N+1 Singer, which is authorised and regulated in the United Kingdom by the Financial Services Authority, is acting exclusively for the Company and no one else in connection with the Placing and Open Offer and will not regard any other person (whether or not a recipient of the Circular) as its client in relation to the Placing and Open Offer and will not be responsible to anyone other than the Company for providing the protections afforded to its clients or for providing advice in connection with the Placing and Open Offer or any other matter referred to herein.

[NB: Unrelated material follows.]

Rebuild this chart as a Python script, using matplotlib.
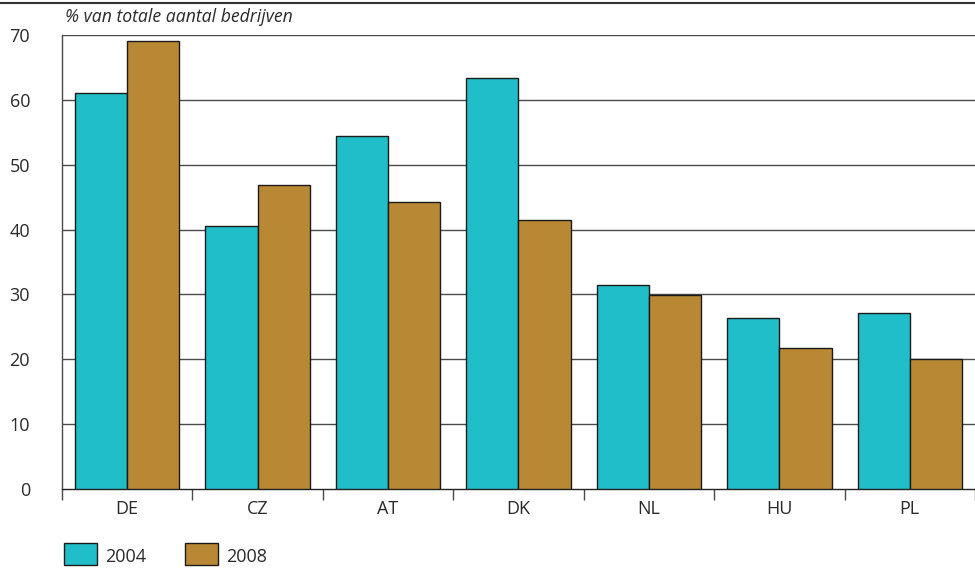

Cautionary note regarding forward looking statements:

This announcement includes certain ''forward-looking statements'' with respect to the business, strategy and plans of the Company and its current goals and expectations relating to its future financial condition and performance. Statements that are not historical facts, including statements about the Company's or the Directors' and/or management's beliefs and expectations are forward looking statements. Words such as ''believes'', ''anticipates'', ''estimates'', ''expects'', ''intends'', ''aims'', ''potential'', ''will'', ''would'', ''could'', ''considered'', ''likely'', ''estimate'' and variations of these words and similar future or conditional expressions are intended to identify forward-looking statements but are not the exclusive means of identifying such statements. By their nature, forward looking statements involve risk and uncertainty because they relate to events and depend upon circumstances that will occur in the future. A number of important factors could cause actual results or outcomes to differ materially from those expressed in any forward-looking statements. These factors include, but are not limited to, those discussed in the Circular. Neither the Company nor any member of its group undertake any obligation publicly to update or revise any of the forward-looking statements, whether as a result of new information, future events or otherwise, save in respect of any requirement under applicable laws, the AIM Rules, the Prospectus Rules, the Disclosure and Transparency Rules and other applicable regulations.